> [GIVEN PROBLEM]: Transcribe only part of the material below: the lines from the one containing "Output the component" through the one containing "const boundaries = years.map((yr)", inclusive, exactly as written.

> [SUPPLIED RECORDS]:
....................
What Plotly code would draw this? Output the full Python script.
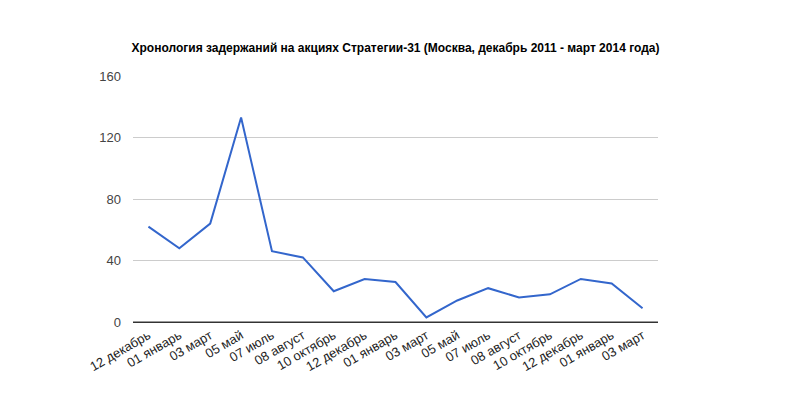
....................
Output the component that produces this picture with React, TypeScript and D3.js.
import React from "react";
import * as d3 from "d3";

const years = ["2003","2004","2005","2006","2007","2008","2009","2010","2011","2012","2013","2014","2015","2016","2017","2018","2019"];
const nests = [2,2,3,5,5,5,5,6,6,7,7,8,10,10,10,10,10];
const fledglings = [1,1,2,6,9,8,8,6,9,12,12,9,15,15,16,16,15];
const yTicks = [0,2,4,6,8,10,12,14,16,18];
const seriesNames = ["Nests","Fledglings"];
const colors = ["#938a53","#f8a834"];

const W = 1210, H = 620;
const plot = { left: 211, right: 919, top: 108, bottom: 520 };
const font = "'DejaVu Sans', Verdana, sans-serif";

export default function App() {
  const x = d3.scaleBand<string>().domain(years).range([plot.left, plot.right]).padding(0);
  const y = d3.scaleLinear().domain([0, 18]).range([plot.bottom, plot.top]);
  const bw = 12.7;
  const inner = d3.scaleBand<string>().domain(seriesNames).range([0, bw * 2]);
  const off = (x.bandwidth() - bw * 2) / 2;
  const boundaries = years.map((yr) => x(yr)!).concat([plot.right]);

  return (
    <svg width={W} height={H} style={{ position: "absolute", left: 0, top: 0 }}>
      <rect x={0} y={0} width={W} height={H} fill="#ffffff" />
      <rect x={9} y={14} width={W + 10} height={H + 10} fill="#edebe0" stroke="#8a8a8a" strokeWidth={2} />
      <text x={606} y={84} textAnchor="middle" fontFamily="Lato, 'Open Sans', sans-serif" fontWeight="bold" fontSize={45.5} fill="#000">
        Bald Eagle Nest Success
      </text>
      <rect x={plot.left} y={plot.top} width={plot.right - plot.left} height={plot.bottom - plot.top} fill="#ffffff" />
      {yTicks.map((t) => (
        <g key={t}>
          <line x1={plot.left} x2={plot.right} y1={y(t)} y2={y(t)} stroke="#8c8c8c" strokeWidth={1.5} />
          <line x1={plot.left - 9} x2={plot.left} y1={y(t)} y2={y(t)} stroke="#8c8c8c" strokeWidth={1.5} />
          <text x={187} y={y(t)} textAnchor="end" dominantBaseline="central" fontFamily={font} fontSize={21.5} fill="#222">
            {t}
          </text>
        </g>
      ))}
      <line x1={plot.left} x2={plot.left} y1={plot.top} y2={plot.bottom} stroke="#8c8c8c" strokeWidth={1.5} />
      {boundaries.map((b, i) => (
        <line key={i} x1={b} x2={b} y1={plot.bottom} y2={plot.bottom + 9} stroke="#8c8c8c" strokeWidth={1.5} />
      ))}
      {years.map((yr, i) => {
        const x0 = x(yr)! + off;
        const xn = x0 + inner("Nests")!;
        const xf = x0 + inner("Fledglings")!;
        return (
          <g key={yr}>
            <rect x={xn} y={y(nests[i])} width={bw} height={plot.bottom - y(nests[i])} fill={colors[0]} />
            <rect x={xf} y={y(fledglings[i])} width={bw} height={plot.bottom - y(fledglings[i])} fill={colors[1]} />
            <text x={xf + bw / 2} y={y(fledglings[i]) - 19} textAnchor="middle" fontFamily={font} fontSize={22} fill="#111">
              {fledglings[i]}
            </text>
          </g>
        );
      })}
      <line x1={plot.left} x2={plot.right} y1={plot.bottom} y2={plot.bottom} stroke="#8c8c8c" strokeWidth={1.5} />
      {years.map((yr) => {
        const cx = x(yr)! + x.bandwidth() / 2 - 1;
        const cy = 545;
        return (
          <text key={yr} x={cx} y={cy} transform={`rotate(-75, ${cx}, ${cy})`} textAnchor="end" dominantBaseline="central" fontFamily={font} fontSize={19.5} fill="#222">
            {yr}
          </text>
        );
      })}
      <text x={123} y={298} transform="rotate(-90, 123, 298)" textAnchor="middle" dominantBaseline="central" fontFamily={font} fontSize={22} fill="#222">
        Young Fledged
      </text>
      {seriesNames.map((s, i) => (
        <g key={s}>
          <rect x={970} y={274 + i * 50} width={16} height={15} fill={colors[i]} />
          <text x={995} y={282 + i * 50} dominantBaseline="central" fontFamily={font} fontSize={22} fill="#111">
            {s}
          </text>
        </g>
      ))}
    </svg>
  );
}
....................
> [COMPLETED EXERCISE]:
Output the component that produces this picture with React, TypeScript and D3.js.
import React from "react";
import * as d3 from "d3";

const years = ["2003","2004","2005","2006","2007","2008","2009","2010","2011","2012","2013","2014","2015","2016","2017","2018","2019"];
const nests = [2,2,3,5,5,5,5,6,6,7,7,8,10,10,10,10,10];
const fledglings = [1,1,2,6,9,8,8,6,9,12,12,9,15,15,16,16,15];
const yTicks = [0,2,4,6,8,10,12,14,16,18];
const seriesNames = ["Nests","Fledglings"];
const colors = ["#938a53","#f8a834"];

const W = 1210, H = 620;
const plot = { left: 211, right: 919, top: 108, bottom: 520 };
const font = "'DejaVu Sans', Verdana, sans-serif";

export default function App() {
  const x = d3.scaleBand<string>().domain(years).range([plot.left, plot.right]).padding(0);
  const y = d3.scaleLinear().domain([0, 18]).range([plot.bottom, plot.top]);
  const bw = 12.7;
  const inner = d3.scaleBand<string>().domain(seriesNames).range([0, bw * 2]);
  const off = (x.bandwidth() - bw * 2) / 2;
  const boundaries = years.map((yr) => x(yr)!).concat([plot.right]);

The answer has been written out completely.